++++ Recorded data ++++

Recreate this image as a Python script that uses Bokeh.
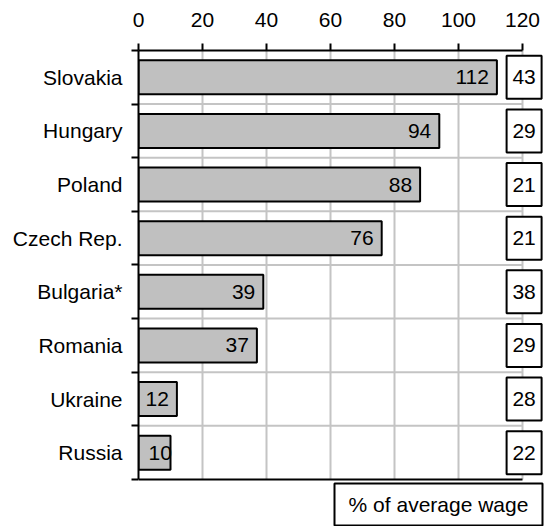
from bokeh.plotting import figure
from bokeh.models import FixedTicker, Range1d
from bokeh.core.properties import value
from bokeh.embed import file_html
from bokeh.resources import INLINE

countries = ["Slovakia", "Hungary", "Poland", "Czech Rep.", "Bulgaria*", "Romania", "Ukraine", "Russia"]
bar_values = [112, 94, 88, 76, 39, 37, 12, 10]
box_values = [43, 29, 21, 21, 38, 29, 28, 22]
x_ticks = [0, 20, 40, 60, 80, 100, 120]
legend_text = "% of average wage"

FONT = "Liberation Sans"
FS = "21px"
n = len(countries)
ypos = [n - i for i in range(n)]              # Slovakia on top
bounds_y = [k + 0.5 for k in range(n + 1)]    # band boundaries
x_max = x_ticks[-1]

p = figure(width=548, height=526, output_backend="svg", toolbar_location=None,
           x_range=Range1d(0, 128.125), y_range=Range1d(0.5 - 0.8765, n + 0.5),
           x_axis_location="above", min_border_left=138, min_border_right=0,
           min_border_top=50, min_border_bottom=0, outline_line_color=None)
p.background_fill_color = "white"
p.border_fill_color = "white"
p.xgrid.grid_line_color = None
p.ygrid.grid_line_color = None

GRID = "#c4c4c4"
# grid lines
vx = [t for t in x_ticks if t > 0]
p.segment(x0=vx, x1=vx, y0=[bounds_y[0]] * len(vx), y1=[bounds_y[-1]] * len(vx),
          line_color=GRID, line_width=2)
hy = bounds_y[1:-1]
p.segment(x0=[0] * len(hy), x1=[x_max] * len(hy), y0=hy, y1=hy,
          line_color=GRID, line_width=2)
# bottom axis line
p.segment(x0=[0], x1=[x_max], y0=[bounds_y[0]], y1=[bounds_y[0]],
          line_color="black", line_width=2)

# bars
p.hbar(y=ypos, right=bar_values, left=0, height=0.634, fill_color="#c0c0c0",
       line_color="black", line_width=2)

# bar labels
big = [(v, y) for v, y in zip(bar_values, ypos) if v >= 11]
small = [(v, y) for v, y in zip(bar_values, ypos) if v < 11]
p.text(x=[v for v, _ in big], y=[y for _, y in big], text=[str(v) for v, _ in big],
       text_align="right", text_baseline="middle", x_offset=-8,
       text_font=value(FONT), text_font_size=FS, text_color="black")
p.text(x=[0] * len(small), y=[y for _, y in small], text=[str(v) for v, _ in small],
       text_align="left", text_baseline="middle", x_offset=10,
       text_font=value(FONT), text_font_size=FS, text_color="black")

# right boxes
box_x = x_max + 0.5
p.rect(x=[box_x] * n, y=ypos, width=35, height=43, width_units="screen",
       height_units="screen", fill_color="white", line_color="black", line_width=2)
p.text(x=[box_x] * n, y=ypos, text=[str(v) for v in box_values],
       text_align="center", text_baseline="middle",
       text_font=value(FONT), text_font_size=FS, text_color="black")

# legend-like box
lx, ly = 93.75, 0.5 - 0.466
p.rect(x=[lx], y=[ly], width=208, height=42, width_units="screen", height_units="screen",
       fill_color="white", line_color="black", line_width=2)
p.text(x=[lx], y=[ly], text=[legend_text], text_align="center", text_baseline="middle",
       text_font=value(FONT), text_font_size=FS, text_color="black")

# top axis
xa = p.xaxis[0]
xa.ticker = FixedTicker(ticks=x_ticks)
xa.bounds = (0, x_max)
xa.major_tick_out = 7
xa.major_tick_in = 0
xa.minor_tick_out = 0
xa.minor_tick_in = 0
xa.axis_line_width = 2
xa.major_tick_line_width = 2
xa.axis_line_color = "black"
xa.major_tick_line_color = "black"
xa.major_label_text_font = FONT
xa.major_label_text_font_size = FS
xa.major_label_text_color = "black"
xa.major_label_standoff = 17

# left axis
ya = p.yaxis[0]
ya.ticker = FixedTicker(ticks=ypos, minor_ticks=bounds_y)
ya.bounds = (bounds_y[0], bounds_y[-1])
ya.major_label_overrides = {y: c for y, c in zip(ypos, countries)}
ya.major_tick_out = 0
ya.major_tick_in = 0
ya.minor_tick_out = 7
ya.minor_tick_in = 0
ya.minor_tick_line_width = 2
ya.minor_tick_line_color = "black"
ya.axis_line_width = 2
ya.axis_line_color = "black"
ya.major_label_text_font = FONT
ya.major_label_text_font_size = FS
ya.major_label_text_color = "black"
ya.major_label_standoff = 9

open("out.html", "w").write(file_html(p, INLINE))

++++

Aim of the task: Using the data above, print every line exactly, omitting pictures.

Task solution:
Recreate this image as a Python script that uses Bokeh.
from bokeh.plotting import figure
from bokeh.models import FixedTicker, Range1d
from bokeh.core.properties import value
from bokeh.embed import file_html
from bokeh.resources import INLINE

countries = ["Slovakia", "Hungary", "Poland", "Czech Rep.", "Bulgaria*", "Romania", "Ukraine", "Russia"]
bar_values = [112, 94, 88, 76, 39, 37, 12, 10]
box_values = [43, 29, 21, 21, 38, 29, 28, 22]
x_ticks = [0, 20, 40, 60, 80, 100, 120]
legend_text = "% of average wage"

FONT = "Liberation Sans"
FS = "21px"
n = len(countries)
ypos = [n - i for i in range(n)]              # Slovakia on top
bounds_y = [k + 0.5 for k in range(n + 1)]    # band boundaries
x_max = x_ticks[-1]

p = figure(width=548, height=526, output_backend="svg", toolbar_location=None,
           x_range=Range1d(0, 128.125), y_range=Range1d(0.5 - 0.8765, n + 0.5),
           x_axis_location="above", min_border_left=138, min_border_right=0,
           min_border_top=50, min_border_bottom=0, outline_line_color=None)
p.background_fill_color = "white"
p.border_fill_color = "white"
p.xgrid.grid_line_color = None
p.ygrid.grid_line_color = None

GRID = "#c4c4c4"
# grid lines
vx = [t for t in x_ticks if t > 0]
p.segment(x0=vx, x1=vx, y0=[bounds_y[0]] * len(vx), y1=[bounds_y[-1]] * len(vx),
          line_color=GRID, line_width=2)
hy = bounds_y[1:-1]
p.segment(x0=[0] * len(hy), x1=[x_max] * len(hy), y0=hy, y1=hy,
          line_color=GRID, line_width=2)
# bottom axis line
p.segment(x0=[0], x1=[x_max], y0=[bounds_y[0]], y1=[bounds_y[0]],
          line_color="black", line_width=2)

# bars
p.hbar(y=ypos, right=bar_values, left=0, height=0.634, fill_color="#c0c0c0",
       line_color="black", line_width=2)

# bar labels
big = [(v, y) for v, y in zip(bar_values, ypos) if v >= 11]
small = [(v, y) for v, y in zip(bar_values, ypos) if v < 11]
p.text(x=[v for v, _ in big], y=[y for _, y in big], text=[str(v) for v, _ in big],
       text_align="right", text_baseline="middle", x_offset=-8,
       text_font=value(FONT), text_font_size=FS, text_color="black")
p.text(x=[0] * len(small), y=[y for _, y in small], text=[str(v) for v, _ in small],
       text_align="left", text_baseline="middle", x_offset=10,
       text_font=value(FONT), text_font_size=FS, text_color="black")

# right boxes
box_x = x_max + 0.5
p.rect(x=[box_x] * n, y=ypos, width=35, height=43, width_units="screen",
       height_units="screen", fill_color="white", line_color="black", line_width=2)
p.text(x=[box_x] * n, y=ypos, text=[str(v) for v in box_values],
       text_align="center", text_baseline="middle",
       text_font=value(FONT), text_font_size=FS, text_color="black")

# legend-like box
lx, ly = 93.75, 0.5 - 0.466
p.rect(x=[lx], y=[ly], width=208, height=42, width_units="screen", height_units="screen",
       fill_color="white", line_color="black", line_width=2)
p.text(x=[lx], y=[ly], text=[legend_text], text_align="center", text_baseline="middle",
       text_font=value(FONT), text_font_size=FS, text_color="black")

# top axis
xa = p.xaxis[0]
xa.ticker = FixedTicker(ticks=x_ticks)
xa.bounds = (0, x_max)
xa.major_tick_out = 7
xa.major_tick_in = 0
xa.minor_tick_out = 0
xa.minor_tick_in = 0
xa.axis_line_width = 2
xa.major_tick_line_width = 2
xa.axis_line_color = "black"
xa.major_tick_line_color = "black"
xa.major_label_text_font = FONT
xa.major_label_text_font_size = FS
xa.major_label_text_color = "black"
xa.major_label_standoff = 17

# left axis
ya = p.yaxis[0]
ya.ticker = FixedTicker(ticks=ypos, minor_ticks=bounds_y)
ya.bounds = (bounds_y[0], bounds_y[-1])
ya.major_label_overrides = {y: c for y, c in zip(ypos, countries)}
ya.major_tick_out = 0
ya.major_tick_in = 0
ya.minor_tick_out = 7
ya.minor_tick_in = 0
ya.minor_tick_line_width = 2
ya.minor_tick_line_color = "black"
ya.axis_line_width = 2
ya.axis_line_color = "black"
ya.major_label_text_font = FONT
ya.major_label_text_font_size = FS
ya.major_label_text_color = "black"
ya.major_label_standoff = 9

open("out.html", "w").write(file_html(p, INLINE))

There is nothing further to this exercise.